[EXERCISE TASK]:
Work through the material below and count the lines holding the word "page"; give that count and nothing more.

[COLLECTED MATERIAL]:
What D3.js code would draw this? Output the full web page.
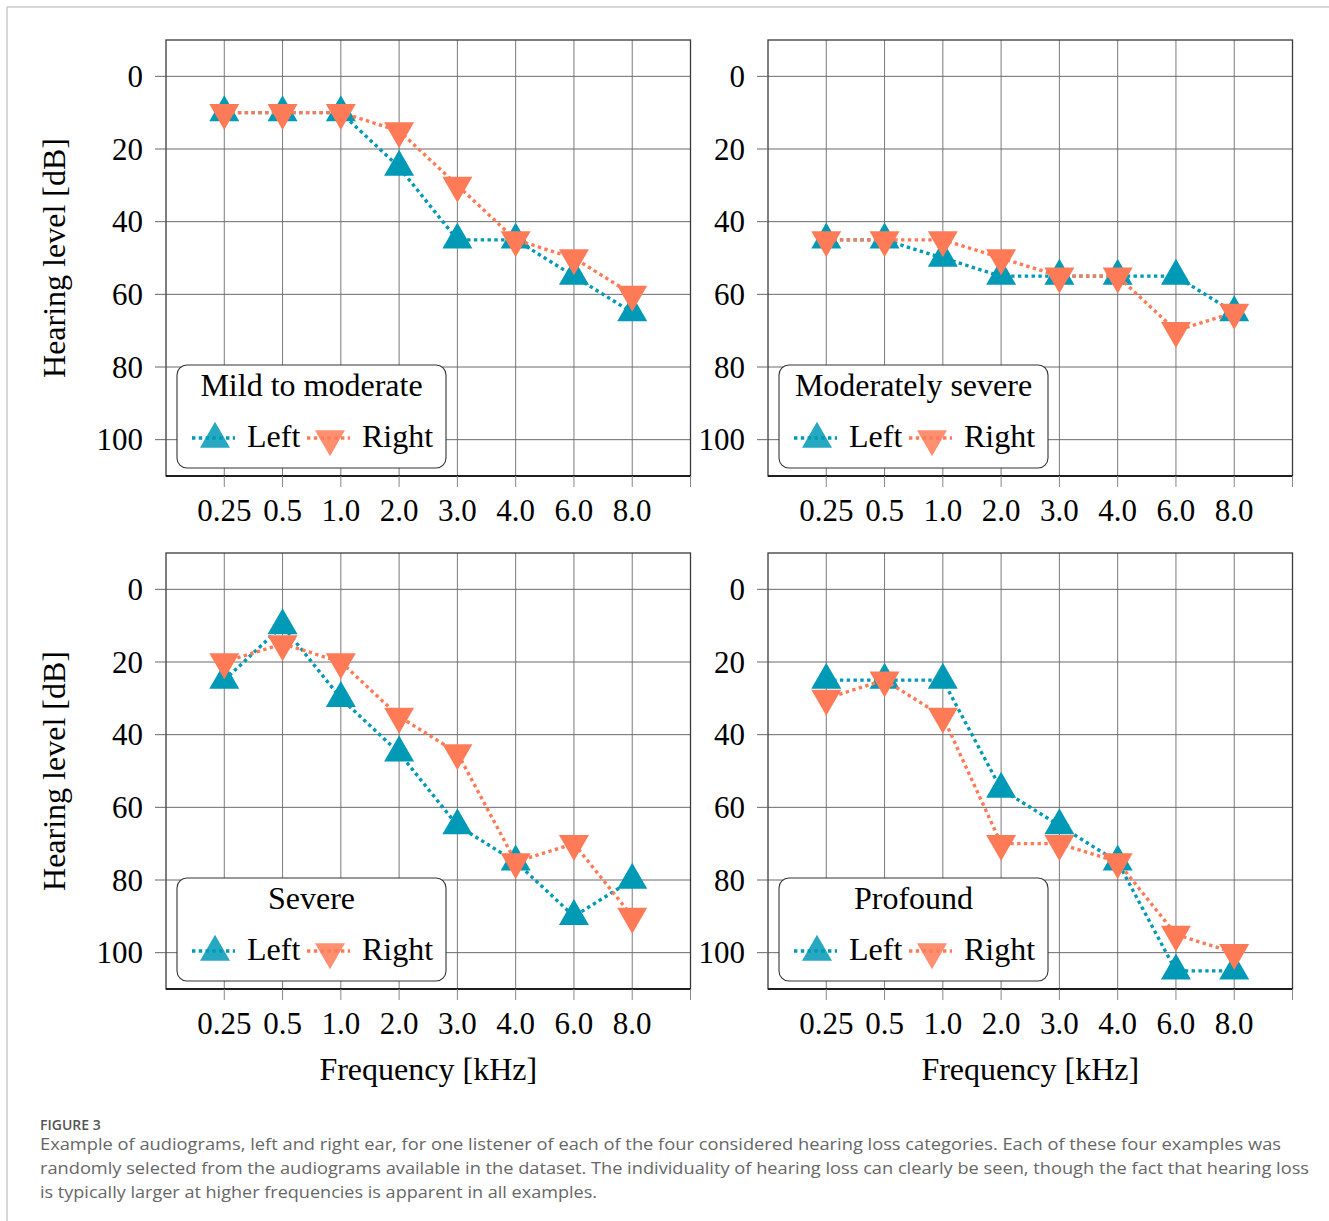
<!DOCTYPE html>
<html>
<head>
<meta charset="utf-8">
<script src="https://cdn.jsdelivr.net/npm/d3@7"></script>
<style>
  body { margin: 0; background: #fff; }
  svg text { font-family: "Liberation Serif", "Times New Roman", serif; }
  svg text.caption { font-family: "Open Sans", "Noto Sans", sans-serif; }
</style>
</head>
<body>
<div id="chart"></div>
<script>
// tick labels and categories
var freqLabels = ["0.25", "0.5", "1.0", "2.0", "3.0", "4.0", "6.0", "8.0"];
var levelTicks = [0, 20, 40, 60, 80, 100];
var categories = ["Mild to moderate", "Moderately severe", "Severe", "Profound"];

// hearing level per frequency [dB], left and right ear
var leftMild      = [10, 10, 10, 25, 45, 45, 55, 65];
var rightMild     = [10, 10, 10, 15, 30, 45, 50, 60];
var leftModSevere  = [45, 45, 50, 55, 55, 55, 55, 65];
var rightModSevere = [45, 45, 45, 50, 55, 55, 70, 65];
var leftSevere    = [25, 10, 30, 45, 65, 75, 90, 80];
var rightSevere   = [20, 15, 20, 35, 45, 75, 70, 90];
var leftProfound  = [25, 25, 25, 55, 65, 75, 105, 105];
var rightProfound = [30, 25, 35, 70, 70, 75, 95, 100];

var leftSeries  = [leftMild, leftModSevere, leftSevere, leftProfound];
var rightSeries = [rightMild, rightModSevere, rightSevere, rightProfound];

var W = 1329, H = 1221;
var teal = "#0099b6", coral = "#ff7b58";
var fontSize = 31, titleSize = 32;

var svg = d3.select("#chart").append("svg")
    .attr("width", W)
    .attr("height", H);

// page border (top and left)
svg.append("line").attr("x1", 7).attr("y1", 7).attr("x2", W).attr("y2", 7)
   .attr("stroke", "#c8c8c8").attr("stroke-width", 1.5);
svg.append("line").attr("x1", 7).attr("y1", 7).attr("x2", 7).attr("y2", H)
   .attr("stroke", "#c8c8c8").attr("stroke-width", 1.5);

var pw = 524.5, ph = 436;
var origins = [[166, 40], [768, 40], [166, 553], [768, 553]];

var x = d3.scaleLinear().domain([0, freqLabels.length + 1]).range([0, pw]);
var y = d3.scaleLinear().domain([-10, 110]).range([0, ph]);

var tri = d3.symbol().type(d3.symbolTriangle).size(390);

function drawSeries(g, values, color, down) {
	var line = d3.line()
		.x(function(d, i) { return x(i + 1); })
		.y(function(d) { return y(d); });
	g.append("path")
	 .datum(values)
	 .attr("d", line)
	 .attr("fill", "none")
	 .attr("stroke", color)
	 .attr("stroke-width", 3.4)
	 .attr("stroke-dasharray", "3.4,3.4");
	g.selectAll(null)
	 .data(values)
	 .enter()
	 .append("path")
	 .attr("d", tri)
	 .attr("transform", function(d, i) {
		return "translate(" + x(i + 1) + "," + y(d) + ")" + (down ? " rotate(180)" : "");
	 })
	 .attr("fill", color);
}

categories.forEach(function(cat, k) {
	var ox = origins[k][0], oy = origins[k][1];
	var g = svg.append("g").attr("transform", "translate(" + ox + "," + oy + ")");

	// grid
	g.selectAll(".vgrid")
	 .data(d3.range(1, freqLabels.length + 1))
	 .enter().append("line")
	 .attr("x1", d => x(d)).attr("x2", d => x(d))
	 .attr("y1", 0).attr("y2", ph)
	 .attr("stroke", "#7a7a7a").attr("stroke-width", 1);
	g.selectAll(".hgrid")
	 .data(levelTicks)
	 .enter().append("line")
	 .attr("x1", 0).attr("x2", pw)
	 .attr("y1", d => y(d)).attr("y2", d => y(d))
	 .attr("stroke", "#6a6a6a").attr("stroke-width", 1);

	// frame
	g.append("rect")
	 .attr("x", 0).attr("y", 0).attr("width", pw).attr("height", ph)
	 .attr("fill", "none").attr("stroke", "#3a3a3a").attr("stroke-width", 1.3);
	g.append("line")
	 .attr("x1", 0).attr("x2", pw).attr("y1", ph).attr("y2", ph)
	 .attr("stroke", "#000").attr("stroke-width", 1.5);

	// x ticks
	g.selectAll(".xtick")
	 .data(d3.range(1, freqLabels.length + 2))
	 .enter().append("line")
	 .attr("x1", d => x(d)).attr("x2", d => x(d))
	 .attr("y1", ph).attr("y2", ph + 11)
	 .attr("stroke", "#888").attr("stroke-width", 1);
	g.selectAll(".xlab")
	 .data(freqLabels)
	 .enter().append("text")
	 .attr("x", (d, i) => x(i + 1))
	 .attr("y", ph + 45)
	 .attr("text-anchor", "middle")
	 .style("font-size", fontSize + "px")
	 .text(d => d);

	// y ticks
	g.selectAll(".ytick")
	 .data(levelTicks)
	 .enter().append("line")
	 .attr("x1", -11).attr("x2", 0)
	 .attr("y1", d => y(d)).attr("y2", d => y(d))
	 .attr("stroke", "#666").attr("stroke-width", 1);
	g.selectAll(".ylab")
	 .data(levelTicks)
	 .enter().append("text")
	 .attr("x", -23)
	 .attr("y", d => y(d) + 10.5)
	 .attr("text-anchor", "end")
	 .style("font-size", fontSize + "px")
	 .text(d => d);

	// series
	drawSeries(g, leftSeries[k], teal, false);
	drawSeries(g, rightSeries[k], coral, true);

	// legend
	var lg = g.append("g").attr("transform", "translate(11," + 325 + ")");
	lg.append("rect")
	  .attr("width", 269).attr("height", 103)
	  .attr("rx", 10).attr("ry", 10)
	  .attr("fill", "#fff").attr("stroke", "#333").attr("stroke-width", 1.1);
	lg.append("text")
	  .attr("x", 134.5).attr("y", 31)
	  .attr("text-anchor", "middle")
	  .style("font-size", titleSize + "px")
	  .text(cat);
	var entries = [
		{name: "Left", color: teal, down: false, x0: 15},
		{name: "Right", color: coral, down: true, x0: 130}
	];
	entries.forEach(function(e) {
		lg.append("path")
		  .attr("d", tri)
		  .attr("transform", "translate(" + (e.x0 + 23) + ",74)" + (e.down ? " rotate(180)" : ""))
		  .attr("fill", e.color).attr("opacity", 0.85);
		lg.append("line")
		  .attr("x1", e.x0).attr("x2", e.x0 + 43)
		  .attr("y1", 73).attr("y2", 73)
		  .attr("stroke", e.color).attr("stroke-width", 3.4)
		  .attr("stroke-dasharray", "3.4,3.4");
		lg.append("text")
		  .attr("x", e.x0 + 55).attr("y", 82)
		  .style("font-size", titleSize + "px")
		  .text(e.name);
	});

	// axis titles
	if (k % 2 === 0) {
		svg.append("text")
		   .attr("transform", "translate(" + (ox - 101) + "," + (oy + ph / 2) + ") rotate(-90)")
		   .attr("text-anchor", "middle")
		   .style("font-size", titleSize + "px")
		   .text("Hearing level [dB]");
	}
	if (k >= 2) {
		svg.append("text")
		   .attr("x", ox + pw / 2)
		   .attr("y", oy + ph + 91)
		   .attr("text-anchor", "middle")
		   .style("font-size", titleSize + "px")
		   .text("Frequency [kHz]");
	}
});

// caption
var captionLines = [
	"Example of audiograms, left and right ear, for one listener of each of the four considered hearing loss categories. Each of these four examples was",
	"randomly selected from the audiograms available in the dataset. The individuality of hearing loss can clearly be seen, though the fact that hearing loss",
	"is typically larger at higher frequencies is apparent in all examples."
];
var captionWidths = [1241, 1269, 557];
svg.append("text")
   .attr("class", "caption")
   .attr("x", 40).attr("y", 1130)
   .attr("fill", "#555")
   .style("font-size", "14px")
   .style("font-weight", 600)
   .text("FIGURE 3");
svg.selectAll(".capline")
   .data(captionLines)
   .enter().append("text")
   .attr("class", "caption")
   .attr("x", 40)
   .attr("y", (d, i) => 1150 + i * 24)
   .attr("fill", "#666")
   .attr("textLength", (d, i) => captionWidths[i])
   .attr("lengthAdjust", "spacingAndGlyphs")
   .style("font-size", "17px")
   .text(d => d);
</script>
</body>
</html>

[ANSWER TO THIS TASK]:
2